I think in Gaulish Death sea= is not Mori-maruo but Maruo-Mori
see Welsh Marnawd<Celtic Maruo-nata =  lugubrious sing
Patrick
mon blog/mes oeuvres ici
Arthur Unbeau
http://www.pikeo.com/ArthurUnbeau

--- En date de : Ven 5.2.10, dgkilday57 <dgkilday57@...> a écrit :

De: dgkilday57 <dgkilday57@...>
Objet: [tied] Re: Morimarusa
À: cybalist@yahoogroups.com
Date: Vendredi 5 Février 2010, 22h47

 


--- In cybalist@... s.com, "stlatos" <stlatos@... > wrote:
>
> --- In cybalist@... s.com, "dgkilday57" <dgkilday57@ > wrote:
>
> [...]
>
> > We might consider the possibility that <Morimarusa> and <Cimbri> come from an unshifted Proto-Germanic dialect. According to Pliny, "Philemon Morimarusam a Cimbris vocari scribit; hoc est mare mortuum usque ad promunturium Rubeas, ultra deinde Cronium." If, as seems likely, this was the comedian Philemon of Syracuse, who came to Athens around 330 BCE and died in 262, the Cimbrian gloss probably comes from Pytheas of Massilia, and was collected sometime around 300.
> >
> > Many scholars have taken <Morimarusa> as Celtic for 'Mare Mortuum', but Celtic *mori (Irish <muir> etc.) is neuter. The Celtic place-name Hellenized as <Morikámbe:> (now Morecambe Bay, Lancs.) is to be understood not as 'Curved Sea' but as a determinative compound 'Sea-Curve', like <Moridunum> 'Sea-Fort'. On the basis of Irish <marb>, Welsh <marw>, and Gaulish morphology, we should expect *Mori Marwon for 'Dead Sea', which would be Hellenized into something like *Morimárouon, a far cry from the Plinian form.
> >
> > Germanic however does have a feminine *mari:- (Gothic <marei>, which retains the long stem because it went over to the weak declension, and Old Saxon <meri>). If the second part of our Cimbrian name means 'dead', its formation can be analyzed as an unreduplicated zero-grade perfect active participle. The morphological parallel is 'knowing', Epic Greek fem. nom. sg. <iduîa>, Sanskrit <vidús.i:>, PIE *wid-ús-ih2 from *weid- 'to see, know'. The root *mer- 'to die, be dead' would then have a corresponding fem. nom. sg. part. *mr.-ús-ih2.
>
>
> The existence of fem. in Gmc doesn't mean it originated in Gmc or that other branches didn't have a fem., also. There were many varieties of Celtic besides Gaulish and the ones ancestral to modern languages; known words (usually names) varied a lot over a large geographic area, and even in the same place. There's no reason to assume anything other than some type of Celtic for 'dead sea', especially since the derivation takes into account only those changes that I know well and have seen often in many words.
>
>
> mr.twos
> mr.t.wos
> mr.t.wos mr.s.wos
> mar.t.wos mar.s.wos
> mar.t.wos mar.s.wos mar.ws.os
> mar.t.wos mar.s.wos mar.us.os

Have you won $100 million in the lottery yet? The chance of any single shift is small. The chance of six successive shifts occurring in just the right order to produce the a-priori result you desire is not worth bothering with, unless you are a rambling, gambling man.

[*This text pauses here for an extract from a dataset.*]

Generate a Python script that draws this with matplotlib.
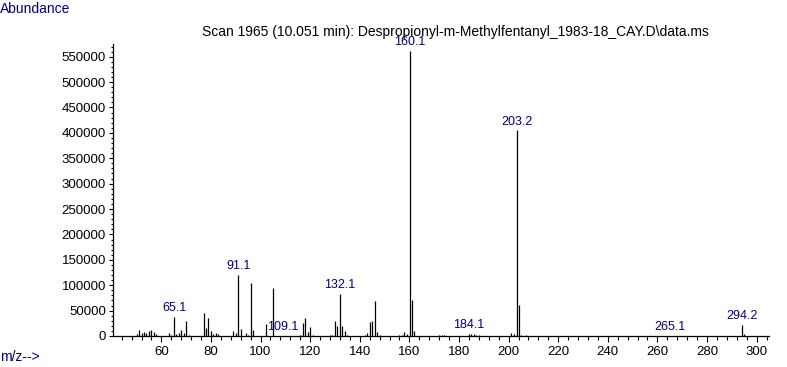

But your arbitrary sequence is logically superfluous anyway, since you have already declared that "some type of Celtic" must have feminine *mori, and you can just as easily declare that "some type of Celtic" must have preserved the unreduplicated participial formation in *-us-.

> These changes are T > T. after C., opt. t. > s. (among many others), and the opt. alterantion of medial -u- and -i- with -w- and -y- in VCuCV/VCCwV and VCiCV/VCCyV (some of these are much more common in some branches than others, and in some a specific environment may be greatly preferred or mandatory).

I can see what the changes are, as well as your whole problem. In your decade-long failed attempt to emulate the work of serious comparatists, you have neglected to distinguish between locally plausible sound-shifts and those which are merely globally possible. In your deluded distortion of science, any alternation documented in any language can be pressed into service to produce whatever result you want. Not satisfied with actual phonetic alternations, you also grab mere orthographic variations resulting from the lack of scribal standards over a wide region, as with the Gaulish divine names.

The result is no more convincing than that Latin dictionary compiled by the Tamil-speaker which "proved" that all Latin vocabulary came from Tamil, by changing one letter at a time.